The functions are tightly coupled to x, and can't operate on anything 
else other than x, so your program ends up being filled with wasteful 
code storing the value of x, setting it to a value, then restoring it.

I think we will all agree that the above is a ridiculous way to write 
code. But what you're doing differs from it only in degree, not kind: all 
you're doing is replacing x with counter.

In your example, you say you have "multiple actors [with a] legitimate 
interest in updating the [global] value." That's fine. But that *group* 
of actors still behaves as a single entity. What happens when you have 
two *groups*?

savecounter = counter
foo(actor1)  # All these actors are in the same group:
foo(actor3)  # "Odd" actors.
foo(actor5)
print counter
counter = savecounter
# But these are in a different group:
foo(actor2)  # "Even" actors.
foo(actor4)

As soon as you have multiple groups, globals become a millstone around 
your neck because of that tight coupling: your function foo() can't 
operate on any value except counter.

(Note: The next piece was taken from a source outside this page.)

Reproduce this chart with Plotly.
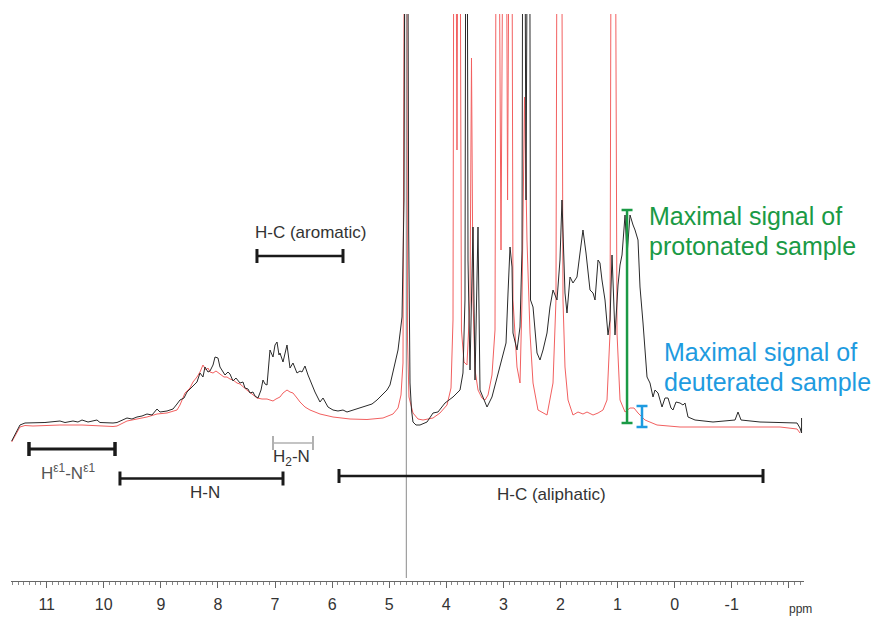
import plotly.graph_objects as go

# ---------------- data (chemical shift in ppm, intensity in a.u.) ----------------
ppm_protonated = [11.613, 11.468, 11.380, 11.240, 11.030, 10.767, 10.679, 10.539, 10.452, 10.381,
    10.276, 10.119, 10.066, 9.838, 9.768, 9.593, 9.506, 9.418, 9.330, 9.243, 9.155, 9.067, 9.015,
    8.892, 8.787, 8.717, 8.665, 8.594, 8.542, 8.454, 8.367, 8.314, 8.262, 8.227, 8.174, 8.139,
    8.086, 8.051, 7.999, 7.964, 7.911, 7.876, 7.824, 7.789, 7.736, 7.684, 7.613, 7.561, 7.526,
    7.473, 7.438, 7.386, 7.351, 7.298, 7.245, 7.211, 7.175, 7.140, 7.088, 7.053, 7.035, 7.000,
    6.965, 6.930, 6.913, 6.860, 6.790, 6.737, 6.685, 6.615, 6.562, 6.527, 6.475, 6.422, 6.387,
    6.300, 6.212, 6.159, 6.072, 5.984, 5.897, 5.809, 5.739, 5.634, 5.511, 5.389, 5.301, 5.213,
    5.108, 5.038, 4.986, 4.933, 4.845, 4.775, 4.740, 4.717, 4.705, 4.682, 4.658, 4.635, 4.609,
    4.583, 4.530, 4.460, 4.337, 4.232, 4.145, 4.022, 3.882, 3.759, 3.707, 3.672, 3.646, 3.619,
    3.584, 3.531, 3.496, 3.444, 3.409, 3.356, 3.286, 3.199, 3.111, 3.023, 2.953, 2.918, 2.883,
    2.848, 2.831, 2.761, 2.708, 2.673, 2.647, 2.603, 2.550, 2.524, 2.480, 2.410, 2.358, 2.305,
    2.235, 2.183, 2.130, 2.060, 2.008, 1.973, 1.955, 1.920, 1.885, 1.832, 1.780, 1.710, 1.657,
    1.605, 1.552, 1.482, 1.429, 1.394, 1.341, 1.307, 1.272, 1.219, 1.166, 1.131, 1.096, 1.044,
    0.991, 0.956, 0.921, 0.868, 0.833, 0.781, 0.728, 0.693, 0.641, 0.606, 0.553, 0.483, 0.431,
    0.378, 0.343, 0.290, 0.220, 0.168, 0.115, 0.063, 0.028, -0.025, -0.095, -0.147, -0.183,
    -0.235, -0.358, -0.673, -1.059, -1.111, -1.164, -1.496, -2.145, -2.197, -2.224, -2.224]
int_protonated = [-11, 5, 7, 7.3, 7.5, 9, 7.5, 9, 8, 10,
    8, 10, 7.5, 7, 7.5, 12, 11, 13, 14, 16, 15, 21, 18,
    19, 21, 26, 30, 32, 38, 43, 48, 57, 53, 63, 58, 59,
    65, 73, 72, 63, 58, 55, 58, 56, 49, 52, 47, 48, 42,
    41, 37, 38, 34, 32, 40, 50, 46, 45, 80, 74, 73, 85,
    88, 75, 77, 68, 85, 62, 67, 57, 59, 58, 64, 55, 50,
    38, 28, 32, 23, 20, 19, 20, 18, 20, 22, 24, 26, 30,
    36, 40, 45, 57, 80, 113, 230, 700, 900, 700, 197, 47, 20,
    8, 5, 5, 8, 17, 18, 27, 33, 40, 57, 130, 900, 170,
    60, 203, 50, 203, 40, 33, 23, 33, 53, 70, 87, 137, 183,
    163, 97, 80, 103, 180, 900, 230, 900, 130, 123, 77, 70, 80,
    97, 123, 140, 130, 170, 230, 197, 137, 117, 153, 147, 153, 177,
    200, 177, 140, 137, 130, 170, 167, 150, 130, 95, 110, 175, 95,
    145, 165, 175, 215, 175, 215, 205, 200, 190, 143, 107, 53, 47,
    33, 40, 37, 23, 32, 32, 22, 20, 28, 27, 25, 27,
    13, 10, 8, 10, 18, 10, 8, 7, 2, -3, 12]

ppm_deuterated = [11.613, 11.468, 11.380, 11.240, 10.767, 10.381, 9.838, 9.768, 9.593, 9.418,
    9.243, 9.067, 8.892, 8.717, 8.665, 8.577, 8.489, 8.437, 8.367, 8.314, 8.262, 8.209, 8.174,
    8.139, 8.086, 8.034, 7.964, 7.894, 7.841, 7.789, 7.736, 7.666, 7.613, 7.543, 7.473, 7.403,
    7.316, 7.228, 7.140, 7.088, 7.035, 6.983, 6.913, 6.860, 6.790, 6.737, 6.685, 6.615, 6.562,
    6.475, 6.387, 6.212, 5.984, 5.686, 5.389, 5.108, 4.933, 4.845, 4.793, 4.758, 4.731, 4.714,
    4.697, 4.679, 4.653, 4.583, 4.495, 4.407, 4.320, 4.232, 4.110, 3.987, 3.917, 3.882, 3.856,
    3.812, 3.777, 3.734, 3.689, 3.637, 3.584, 3.558, 3.531, 3.496, 3.444, 3.374, 3.321, 3.268,
    3.199, 3.146, 3.111, 3.041, 2.971, 2.926, 2.866, 2.831, 2.761, 2.708, 2.673, 2.629, 2.586,
    2.533, 2.480, 2.393, 2.235, 2.130, 2.078, 2.043, 1.999, 1.955, 1.920, 1.867, 1.780, 1.692,
    1.605, 1.534, 1.429, 1.341, 1.254, 1.184, 1.131, 1.096, 1.061, 1.009, 0.956, 0.868, 0.781,
    0.711, 0.641, 0.518, 0.308, -0.095, -0.673, -1.269, -1.847, -2.145, -2.197]
int_deuterated = [-12, 3, 4.5, 4, 5, 5, 3.5, 4, 9, 11,
    13, 16, 17, 20, 25, 37, 42, 48, 53, 58, 65, 60, 62,
    58, 57, 59, 56, 53, 53, 51, 50, 47, 46, 42, 39, 36,
    32, 31, 31, 30, 29, 31, 33, 37, 40, 38, 37, 32, 28,
    23, 20, 16, 13, 11, 10.5, 12, 16, 22, 35, 67, 700, 900,
    700, 90, 33, 17, 11, 10, 11, 12, 17, 25, 42, 110, 900,
    280, 900, 100, 68, 65, 130, 372, 130, 60, 40, 32, 30, 35,
    55, 100, 900, 180, 900, 230, 900, 130, 63, 47, 130, 333, 190,
    97, 47, 20, 15, 47, 130, 900, 900, 130, 63, 30, 15, 18,
    16, 18, 15, 17, 20, 30, 97, 900, 900, 97, 30, 18, 22,
    22, 17, 10, 5, 3, 3, 3, 3, 1, -3]

# ppm axis tick labels
tick_values = [11, 10, 9, 8, 7, 6, 5, 4, 3, 2, 1, 0, -1, -2]
tick_labels = ["11", "10", "9", "8", "7", "6", "5", "4", "3", "2", "1", "0", "-1", " "]

# assignment regions (ppm ranges) drawn as range bars
region_names = ["H-C (aromatic)", "H<sup>ε1</sup>-N<sup>ε1</sup>", "H-N", "H<sub>2</sub>-N", "H-C (aliphatic)"]
region_start = [7.316, 11.310, 9.716, 7.035, 5.879]
region_end = [5.809, 9.803, 6.860, 6.335, -1.549]
region_level = [174, -19, -48.5, -13, -46]

water_ppm = 4.70

# maximal signal markers (ppm, low, high)
marker_names = ["protonated", "deuterated"]
marker_ppm = [0.833, 0.571]
marker_low = [7, 3]
marker_high = [220, 24]

# ---------------- figure ----------------
fig = go.Figure()
fig.add_trace(go.Scatter(x=ppm_deuterated, y=int_deuterated, mode="lines",
                         line=dict(color="#f26060", width=1), hoverinfo="skip", showlegend=False))
fig.add_trace(go.Scatter(x=ppm_protonated, y=int_protonated, mode="lines",
                         line=dict(color="#2a2a2a", width=1), hoverinfo="skip", showlegend=False))

shapes = []
# water line
shapes.append(dict(type="line", xref="x", yref="y", x0=water_ppm, x1=water_ppm, y0=-148, y1=416,
                   line=dict(color="#8a8a8a", width=1)))

bar_colors = ["#1a1a1a", "#1a1a1a", "#1a1a1a", "#b0b0b0", "#1a1a1a"]
bar_widths = [2.5, 3, 2.5, 1.5, 2.5]
for s, e, lv, c, w in zip(region_start, region_end, region_level, bar_colors, bar_widths):
    shapes.append(dict(type="line", xref="x", yref="y", x0=s, x1=e, y0=lv, y1=lv,
                       line=dict(color=c, width=w)))
    for xx in (s, e):
        shapes.append(dict(type="line", xref="x", yref="y", x0=xx, x1=xx, y0=lv - 7, y1=lv + 7,
                           line=dict(color=c, width=w + 0.5)))

marker_colors = ["#1a9a45", "#1e9be0"]
for xm, lo, hi, c in zip(marker_ppm, marker_low, marker_high, marker_colors):
    shapes.append(dict(type="line", xref="x", yref="y", x0=xm, x1=xm, y0=lo, y1=hi,
                       line=dict(color=c, width=2.5)))
    for yy in (lo, hi):
        shapes.append(dict(type="line", xref="x", yref="y", x0=xm + 0.096, x1=xm - 0.096,
                           y0=yy, y1=yy, line=dict(color=c, width=2.5)))

font_main = "Liberation Sans, Arial, sans-serif"
annotations = []
label_x = [6.387, 10.635, 8.227, 6.703, 2.148]
label_y = [198, -42, -62, -28, -64]
label_colors = ["#333333", "#555555", "#333333", "#333333", "#333333"]
for name, lx, ly, c in zip(region_names, label_x, label_y, label_colors):
    annotations.append(dict(x=lx, y=ly, xref="x", yref="y", text=name, showarrow=False,
                            font=dict(family=font_main, size=17, color=c),
                            xanchor="center", yanchor="middle"))

text_lines = [("Maximal signal of", 0.483, 214, "#1a9a45"),
              ("protonated sample", 0.483, 184, "#1a9a45"),
              ("Maximal signal of", 0.220, 78, "#1e9be0"),
              ("deuterated sample", 0.220, 48, "#1e9be0")]
for t, tx, ty, c in text_lines:
    annotations.append(dict(x=tx, y=ty, xref="x", yref="y", text=t, showarrow=False,
                            font=dict(family=font_main, size=25, color=c),
                            xanchor="left", yanchor="middle"))

annotations.append(dict(x=-2.2, y=-0.049, xref="x", yref="paper", text="ppm", showarrow=False,
                        font=dict(family=font_main, size=12, color="#333333"),
                        xanchor="center", yanchor="middle"))

fig.update_layout(
    width=884, height=619,
    margin=dict(l=11, r=80, t=14, b=38, autoexpand=False),
    paper_bgcolor="white", plot_bgcolor="white",
    shapes=shapes, annotations=annotations,
    xaxis=dict(range=[11.625, -2.267], showgrid=False, zeroline=False, automargin=False,
               showline=True, linecolor="#666666", linewidth=1,
               ticks="outside", ticklen=6, tickcolor="#666666", tickwidth=1,
               tickmode="array", tickvals=tick_values, ticktext=tick_labels,
               tickfont=dict(family="Liberation Sans Narrow, Arial Narrow, Liberation Sans, sans-serif",
                             size=16, color="#333333"),
               ticklabelstandoff=3,
               minor=dict(tickmode="linear", tick0=0, dtick=0.1, ticks="outside", ticklen=3,
                          tickcolor="#888888", tickwidth=1, showgrid=False)),
    yaxis=dict(range=[-151, 416], visible=False, showgrid=False, zeroline=False),
)

fig.write_html("out.html")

That makes testing very hard, 
because your test functions can't provide their own counters.

Now, there are times where using globals is acceptable *in spite of* this 
problem. For example, I will often use globals to write a piece of quick-
and-dirty through-away code. Or as a first draft: write a bit of code 
using a global, get the basic algorithm working, then modify it to work 
with a parameter instead. Or perhaps you've decided that you really 
*want* that tight coupling. And you can't avoid globals altogether, 
because there's always going to be a global scope.